Flyer: So, Black Oak Arkansas has a new studio album coming out?
Jim Dandy: Yeah, I recently finished recording it myself. It’s supposed to come out in August, and it will probably be on the SPV label. If there’s one thing I can do better than what I do on stage, it’s campaign for record deals.
Black Oak Arkansas was a massively popular touring act in the early-to-mid ’70s. How did you achieve this without radio airplay?
During our first three years of existence, we toured 300 days out of 365, and we thrived in Europe because of how music journalism is so different over there. Everywhere, the word spread.

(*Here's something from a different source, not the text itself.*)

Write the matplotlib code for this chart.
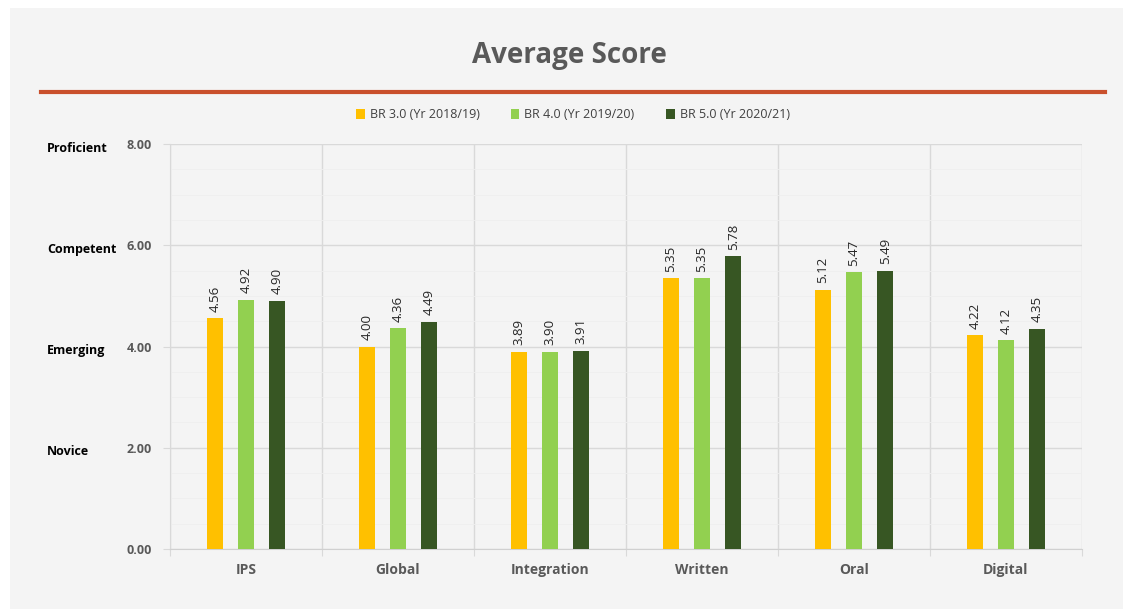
import numpy as np
import matplotlib.pyplot as plt
from matplotlib.lines import Line2D
from matplotlib.patches import Patch

categories = ["IPS", "Global", "Integration", "Written", "Oral", "Digital"]
series_names = ["BR 3.0 (Yr 2018/19)", "BR 4.0 (Yr 2019/20)", "BR 5.0 (Yr 2020/21)"]
br3 = [4.56, 4.00, 3.89, 5.35, 5.12, 4.22]
br4 = [4.92, 4.36, 3.90, 5.35, 5.47, 4.12]
br5 = [4.90, 4.49, 3.91, 5.78, 5.49, 4.35]
levels = ["Novice", "Emerging", "Competent", "Proficient"]
level_ticks = [2, 4, 6, 8]

colors = ["#FFC000", "#92D050", "#375623"]
bg = "#f4f4f4"

plt.rcParams["font.family"] = ["Open Sans", "DejaVu Sans"]

fig = plt.figure(figsize=(11.23, 6.09), dpi=100)
fig.patch.set_facecolor("white")
# panel background
fig.add_artist(plt.Rectangle((10 / 1123, 0), 1, 1 - 8 / 609, transform=fig.transFigure,
                             facecolor=bg, edgecolor="none", zorder=0))

ax = fig.add_axes([170 / 1123, 1 - 549 / 609, 912 / 1123, 405 / 609])
ax.set_facecolor(bg)

x = np.arange(len(categories))
width = 0.105
offsets = [-0.205, 0, 0.205]
for data, off, col in zip([br3, br4, br5], offsets, colors):
    bars = ax.bar(x + off, data, width, color=col, zorder=3)
    for b, v in zip(bars, data):
        ax.text(b.get_x() + b.get_width() / 2, v + 0.13, f"{v:.2f}", rotation=90,
                ha="center", va="bottom", fontsize=9.5, color="#262626")

ax.set_xlim(-0.5, len(categories) - 0.5)
ax.set_ylim(0, 8)
ax.set_yticks(np.arange(0, 8.01, 2))
ax.set_yticklabels([f"{v:.2f}" for v in np.arange(0, 8.01, 2)], fontsize=9,
                   fontweight="bold", color="#595959")
ax.set_yticks(np.arange(0, 8.01, 0.5), minor=True)
ax.grid(axis="y", which="major", color="#d9d9d9", lw=1, zorder=0)
ax.grid(axis="y", which="minor", color="#efefef", lw=0.6, zorder=0)

ax.set_xticks(np.arange(-0.5, len(categories)), minor=False)
ax.set_xticklabels([])
ax.grid(axis="x", which="major", color="#d9d9d9", lw=1, zorder=0)
ax.set_xticks(x, minor=True)
ax.set_xticklabels(categories, minor=True, fontsize=10, fontweight="bold", color="#595959")
ax.tick_params(axis="x", which="minor", length=0, pad=10)
ax.tick_params(axis="x", which="major", length=5, color="#d9d9d9")
ax.tick_params(axis="y", which="major", length=5, color="#d9d9d9", pad=8)
ax.tick_params(axis="y", which="minor", length=0)

for s in ["top", "right"]:
    ax.spines[s].set_visible(False)
ax.spines["left"].set_color("#d9d9d9")
ax.spines["bottom"].set_color("#d0d0d0")

for lbl, t in zip(levels, level_ticks):
    ax.annotate(lbl, xy=(47 / 1123, t), xycoords=("figure fraction", "data"),
                xytext=(0, -3), textcoords="offset points", fontsize=9,
                fontweight="bold", color="black", va="center", ha="left",
                annotation_clip=False)

fig.text(0.507, 1 - 56 / 609, "Average Score", ha="center", va="center",
         fontsize=20, fontweight="bold", color="#595959")
fig.add_artist(Line2D([41 / 1123, 1105 / 1123], [1 - 92 / 609, 1 - 92 / 609],
                      color="#C9502C", lw=3))

handles = [Patch(facecolor=c, edgecolor="none") for c in colors]
fig.legend(handles, series_names, loc="center", bbox_to_anchor=(0.51, 1 - 115 / 609),
           ncol=3, frameon=False, fontsize=9, handlelength=0.7, handleheight=0.9,
           columnspacing=2.5, handletextpad=0.4, labelcolor="#404040")

fig.savefig("out.png", dpi=100, facecolor=fig.get_facecolor())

Kids heard about us. We were sort of a mythical thing, this being before the days of music videos and such.
In that day and age, nobody really moved around much [on stage], and we had an unforgettable show. I felt like the people deserved a sight more than a sound, and I was built for the big stage.
You built a solid and huge fan base.
Yeah, they freaked me out at first. Music writers were calling us “amphetamine buffalos,” but I looked out in the audience and saw these wide-eyed Manson eyes. I looked out in that audience and saw things I’d never seen. I mean, I came from Black Oak, Arkansas!
What were the early days in Arkansas like?
We were the first people in Black Oak to have long hair. We were all high school friends, and people looked at us like we were communists. I was sick of getting beaten up after school every day and asked Ricky Lee [Reynolds], “Hey, can you play three chords?” Then we went to New Orleans for a while. That’s where we did the first album, as Knowbody Else. We were terrible on that record.
How did the Rhino Handmade reissue come about?
Ha, not sure exactly. Raunch ‘N’ Roll was our first gold record. We had definitely hit our stride as a live band, and we had songs on there that had never been on other albums. That’s why I had raps before a lot of the songs, because they were new.
“Heaven” was the name of the compound, back in Black Oak, that housed the band at the height of your popularity. Ads were placed in the back of Creem magazine in which readers could purchase a square foot of the land for a dollar.
We weren’t there all that much, due to touring. And it was basically just a converted fishing resort. That was one of our manager’s bad ideas, another way to have control over us, and the Creem thing was just another moneymaking scheme.